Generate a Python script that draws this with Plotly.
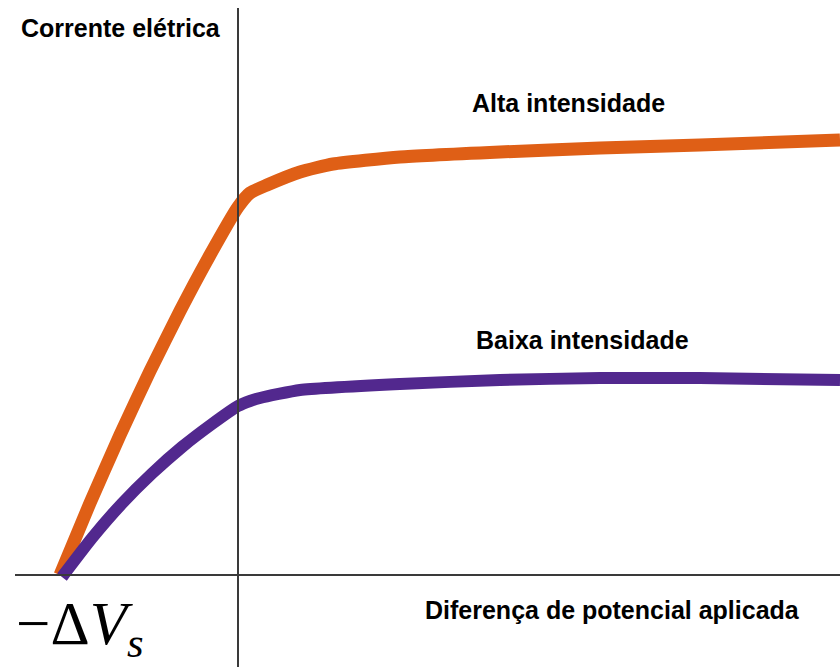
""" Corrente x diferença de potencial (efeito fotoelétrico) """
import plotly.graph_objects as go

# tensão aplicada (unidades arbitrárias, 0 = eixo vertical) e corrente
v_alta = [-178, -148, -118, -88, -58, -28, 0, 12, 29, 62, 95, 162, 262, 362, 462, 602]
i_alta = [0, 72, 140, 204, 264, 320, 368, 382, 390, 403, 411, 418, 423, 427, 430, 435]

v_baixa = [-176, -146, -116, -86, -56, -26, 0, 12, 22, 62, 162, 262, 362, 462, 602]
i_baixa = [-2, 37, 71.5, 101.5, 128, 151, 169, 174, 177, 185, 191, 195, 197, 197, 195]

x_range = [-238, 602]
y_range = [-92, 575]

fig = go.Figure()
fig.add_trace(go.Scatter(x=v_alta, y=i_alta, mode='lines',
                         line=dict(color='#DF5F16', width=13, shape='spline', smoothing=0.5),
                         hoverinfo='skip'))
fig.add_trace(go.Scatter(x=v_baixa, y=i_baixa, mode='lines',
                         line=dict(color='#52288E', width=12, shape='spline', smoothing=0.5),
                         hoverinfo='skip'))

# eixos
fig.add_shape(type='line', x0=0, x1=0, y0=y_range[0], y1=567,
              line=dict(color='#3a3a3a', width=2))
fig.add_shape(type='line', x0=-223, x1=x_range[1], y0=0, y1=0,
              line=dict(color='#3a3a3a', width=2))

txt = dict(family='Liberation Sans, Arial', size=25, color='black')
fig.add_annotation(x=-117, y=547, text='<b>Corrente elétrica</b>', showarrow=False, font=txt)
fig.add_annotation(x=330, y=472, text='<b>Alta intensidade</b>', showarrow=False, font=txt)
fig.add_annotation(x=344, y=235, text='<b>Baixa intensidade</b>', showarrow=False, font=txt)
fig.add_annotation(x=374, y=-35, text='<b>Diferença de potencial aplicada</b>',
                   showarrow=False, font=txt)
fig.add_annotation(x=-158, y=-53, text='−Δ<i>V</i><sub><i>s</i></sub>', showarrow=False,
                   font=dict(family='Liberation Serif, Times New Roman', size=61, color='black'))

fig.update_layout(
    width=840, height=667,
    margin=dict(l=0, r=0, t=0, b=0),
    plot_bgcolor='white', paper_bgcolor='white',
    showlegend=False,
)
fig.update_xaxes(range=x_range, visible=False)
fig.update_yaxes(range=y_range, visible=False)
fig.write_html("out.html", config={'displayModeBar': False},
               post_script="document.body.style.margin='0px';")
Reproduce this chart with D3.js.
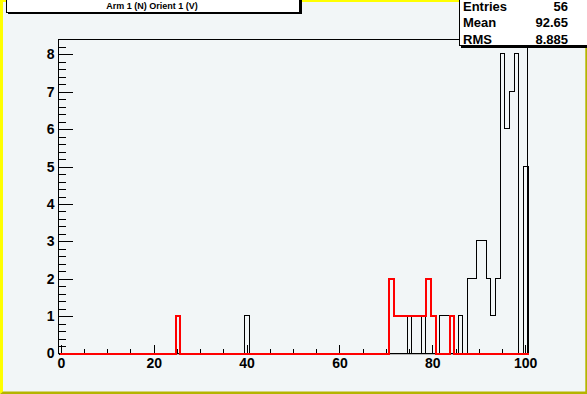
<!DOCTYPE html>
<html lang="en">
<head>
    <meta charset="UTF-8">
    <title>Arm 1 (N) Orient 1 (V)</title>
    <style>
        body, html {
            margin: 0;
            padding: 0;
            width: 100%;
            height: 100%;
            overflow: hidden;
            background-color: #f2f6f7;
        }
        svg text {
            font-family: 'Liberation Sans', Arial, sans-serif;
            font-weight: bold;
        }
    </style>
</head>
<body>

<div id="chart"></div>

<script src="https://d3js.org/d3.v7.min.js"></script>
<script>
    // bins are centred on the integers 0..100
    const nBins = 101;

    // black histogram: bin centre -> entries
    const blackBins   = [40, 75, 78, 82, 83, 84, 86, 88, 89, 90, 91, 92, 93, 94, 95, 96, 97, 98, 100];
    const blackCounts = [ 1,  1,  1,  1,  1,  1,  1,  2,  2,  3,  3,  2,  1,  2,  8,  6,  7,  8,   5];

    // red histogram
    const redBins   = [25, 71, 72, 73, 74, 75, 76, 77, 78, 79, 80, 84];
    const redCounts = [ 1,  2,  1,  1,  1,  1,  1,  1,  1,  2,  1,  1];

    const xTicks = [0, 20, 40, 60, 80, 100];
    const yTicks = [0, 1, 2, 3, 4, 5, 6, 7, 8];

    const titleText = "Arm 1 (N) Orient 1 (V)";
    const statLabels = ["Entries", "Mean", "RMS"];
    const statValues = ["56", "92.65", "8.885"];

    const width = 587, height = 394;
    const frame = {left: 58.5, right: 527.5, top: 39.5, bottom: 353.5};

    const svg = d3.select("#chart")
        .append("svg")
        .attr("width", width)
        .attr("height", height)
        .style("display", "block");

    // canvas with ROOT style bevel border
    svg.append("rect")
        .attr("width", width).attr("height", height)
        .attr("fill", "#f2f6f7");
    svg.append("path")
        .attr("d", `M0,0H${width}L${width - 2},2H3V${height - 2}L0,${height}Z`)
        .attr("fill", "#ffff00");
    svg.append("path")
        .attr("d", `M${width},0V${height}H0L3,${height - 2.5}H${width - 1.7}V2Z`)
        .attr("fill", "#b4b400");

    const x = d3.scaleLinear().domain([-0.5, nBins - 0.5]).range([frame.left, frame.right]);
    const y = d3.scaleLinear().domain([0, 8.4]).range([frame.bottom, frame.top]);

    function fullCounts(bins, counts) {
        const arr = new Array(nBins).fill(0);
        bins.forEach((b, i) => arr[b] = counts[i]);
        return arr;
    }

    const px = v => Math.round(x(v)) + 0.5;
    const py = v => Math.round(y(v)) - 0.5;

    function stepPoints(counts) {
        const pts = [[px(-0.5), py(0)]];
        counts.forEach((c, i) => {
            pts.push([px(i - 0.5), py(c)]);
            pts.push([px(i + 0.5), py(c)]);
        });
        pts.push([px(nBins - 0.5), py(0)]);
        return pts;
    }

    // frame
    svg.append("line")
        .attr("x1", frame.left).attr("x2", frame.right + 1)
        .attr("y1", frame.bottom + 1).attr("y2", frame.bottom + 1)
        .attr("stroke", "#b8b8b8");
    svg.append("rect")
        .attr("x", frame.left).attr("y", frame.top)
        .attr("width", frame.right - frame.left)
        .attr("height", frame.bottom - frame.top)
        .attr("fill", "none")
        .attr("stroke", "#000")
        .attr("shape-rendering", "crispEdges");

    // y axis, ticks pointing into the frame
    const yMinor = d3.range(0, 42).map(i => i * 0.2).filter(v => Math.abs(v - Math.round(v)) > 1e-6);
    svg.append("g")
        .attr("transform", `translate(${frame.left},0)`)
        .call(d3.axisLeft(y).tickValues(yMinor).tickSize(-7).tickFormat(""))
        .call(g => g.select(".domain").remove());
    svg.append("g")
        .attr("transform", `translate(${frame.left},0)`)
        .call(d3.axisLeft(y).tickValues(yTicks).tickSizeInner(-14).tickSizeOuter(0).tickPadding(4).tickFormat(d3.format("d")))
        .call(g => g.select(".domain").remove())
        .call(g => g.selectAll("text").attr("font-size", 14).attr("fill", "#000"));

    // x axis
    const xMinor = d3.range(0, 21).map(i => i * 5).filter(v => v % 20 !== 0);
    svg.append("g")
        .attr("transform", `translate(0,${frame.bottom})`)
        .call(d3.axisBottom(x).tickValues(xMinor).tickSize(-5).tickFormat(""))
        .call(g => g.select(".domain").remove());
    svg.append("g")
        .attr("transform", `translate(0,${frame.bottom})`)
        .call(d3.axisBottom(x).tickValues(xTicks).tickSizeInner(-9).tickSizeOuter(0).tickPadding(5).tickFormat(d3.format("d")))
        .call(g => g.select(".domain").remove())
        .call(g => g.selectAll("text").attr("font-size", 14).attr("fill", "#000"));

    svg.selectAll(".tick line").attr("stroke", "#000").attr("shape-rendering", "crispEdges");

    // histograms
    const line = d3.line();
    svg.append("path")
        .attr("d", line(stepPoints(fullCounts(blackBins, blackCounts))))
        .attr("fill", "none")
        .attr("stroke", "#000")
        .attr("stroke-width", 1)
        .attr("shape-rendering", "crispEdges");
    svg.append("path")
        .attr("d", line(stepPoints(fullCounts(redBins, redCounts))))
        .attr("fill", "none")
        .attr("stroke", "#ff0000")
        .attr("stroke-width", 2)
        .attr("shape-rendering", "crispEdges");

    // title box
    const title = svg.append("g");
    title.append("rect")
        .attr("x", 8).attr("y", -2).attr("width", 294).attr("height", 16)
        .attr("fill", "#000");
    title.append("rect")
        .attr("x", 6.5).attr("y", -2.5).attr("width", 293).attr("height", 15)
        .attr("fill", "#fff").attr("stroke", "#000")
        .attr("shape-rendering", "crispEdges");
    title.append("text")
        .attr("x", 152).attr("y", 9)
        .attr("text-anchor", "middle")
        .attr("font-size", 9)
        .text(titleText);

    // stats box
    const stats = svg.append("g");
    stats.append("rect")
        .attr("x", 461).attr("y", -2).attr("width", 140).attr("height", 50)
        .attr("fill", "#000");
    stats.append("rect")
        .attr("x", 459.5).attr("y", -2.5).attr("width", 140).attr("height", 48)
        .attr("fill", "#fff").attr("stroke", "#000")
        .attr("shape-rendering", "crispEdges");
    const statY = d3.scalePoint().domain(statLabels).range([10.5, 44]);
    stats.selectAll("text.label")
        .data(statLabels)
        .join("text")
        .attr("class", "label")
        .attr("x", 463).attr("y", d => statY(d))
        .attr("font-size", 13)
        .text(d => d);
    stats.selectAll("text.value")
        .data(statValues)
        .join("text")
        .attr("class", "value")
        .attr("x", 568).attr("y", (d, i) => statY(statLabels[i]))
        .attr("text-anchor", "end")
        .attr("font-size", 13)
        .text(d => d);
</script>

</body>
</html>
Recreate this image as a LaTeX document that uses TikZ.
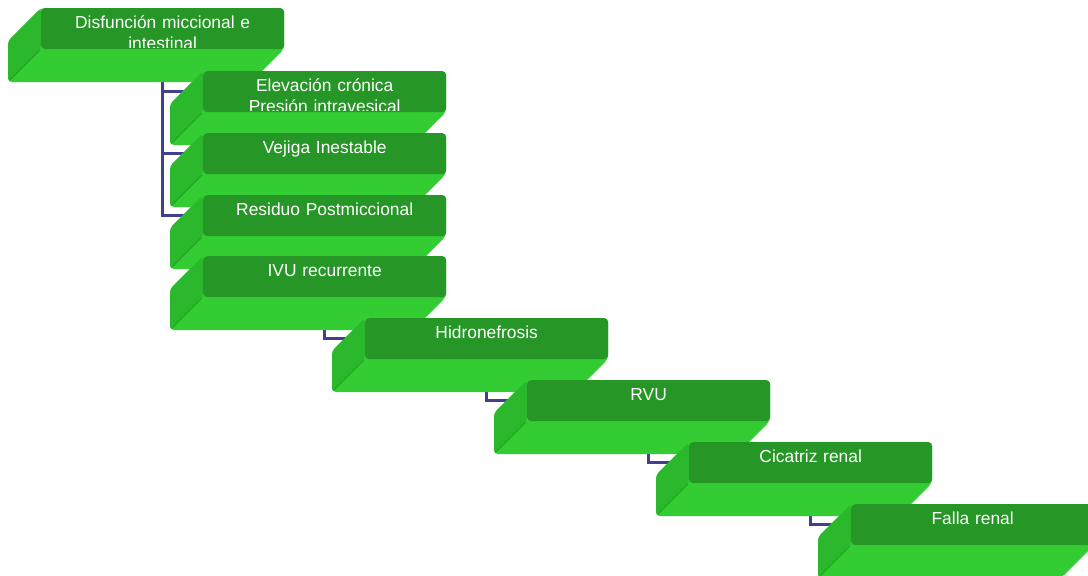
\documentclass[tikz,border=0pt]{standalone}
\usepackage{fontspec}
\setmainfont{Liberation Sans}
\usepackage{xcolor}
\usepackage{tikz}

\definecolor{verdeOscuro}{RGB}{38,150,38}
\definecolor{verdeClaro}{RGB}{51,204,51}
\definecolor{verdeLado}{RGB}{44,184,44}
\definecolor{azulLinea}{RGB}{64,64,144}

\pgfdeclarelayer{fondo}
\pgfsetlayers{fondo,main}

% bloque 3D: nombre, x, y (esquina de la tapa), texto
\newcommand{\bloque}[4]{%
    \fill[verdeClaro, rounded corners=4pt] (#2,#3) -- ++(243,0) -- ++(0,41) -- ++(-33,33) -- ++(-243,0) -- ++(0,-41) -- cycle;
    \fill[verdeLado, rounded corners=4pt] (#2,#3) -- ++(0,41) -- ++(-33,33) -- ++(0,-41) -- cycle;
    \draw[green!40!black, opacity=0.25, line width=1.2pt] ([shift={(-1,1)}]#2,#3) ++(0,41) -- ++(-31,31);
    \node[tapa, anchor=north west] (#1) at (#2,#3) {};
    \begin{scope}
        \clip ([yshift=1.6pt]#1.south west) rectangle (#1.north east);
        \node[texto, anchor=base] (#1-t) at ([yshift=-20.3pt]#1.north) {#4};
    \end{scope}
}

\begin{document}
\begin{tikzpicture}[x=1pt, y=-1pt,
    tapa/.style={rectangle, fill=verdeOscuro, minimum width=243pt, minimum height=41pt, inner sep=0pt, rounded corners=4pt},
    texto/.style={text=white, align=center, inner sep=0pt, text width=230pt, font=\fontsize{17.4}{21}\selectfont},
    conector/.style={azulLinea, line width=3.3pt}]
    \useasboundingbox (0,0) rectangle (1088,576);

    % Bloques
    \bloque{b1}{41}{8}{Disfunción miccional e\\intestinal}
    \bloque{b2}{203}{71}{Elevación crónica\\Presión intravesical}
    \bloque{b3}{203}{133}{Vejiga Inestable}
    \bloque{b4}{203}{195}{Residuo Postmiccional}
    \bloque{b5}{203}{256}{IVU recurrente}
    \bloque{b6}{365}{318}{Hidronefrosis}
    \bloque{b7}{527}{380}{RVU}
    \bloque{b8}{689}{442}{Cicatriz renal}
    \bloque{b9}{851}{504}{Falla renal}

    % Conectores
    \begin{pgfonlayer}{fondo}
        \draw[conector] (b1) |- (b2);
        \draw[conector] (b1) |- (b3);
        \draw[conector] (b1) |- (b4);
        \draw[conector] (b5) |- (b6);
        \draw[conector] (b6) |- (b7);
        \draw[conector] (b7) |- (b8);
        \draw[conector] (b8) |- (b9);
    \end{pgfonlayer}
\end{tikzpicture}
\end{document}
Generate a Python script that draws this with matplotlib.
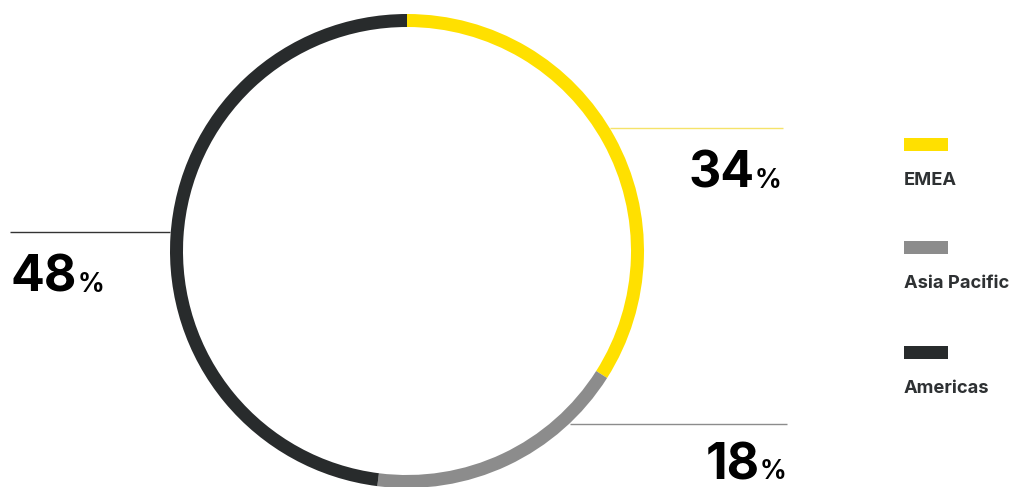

━━━

» **AIM OF THE EXERCISE**: Extract each line from the entries above that contains the string "chart".

» **FINAL RESULT**:
Reproduce this chart with D3.js.
<div id="chart"></div>
    const svg = d3.select("#chart")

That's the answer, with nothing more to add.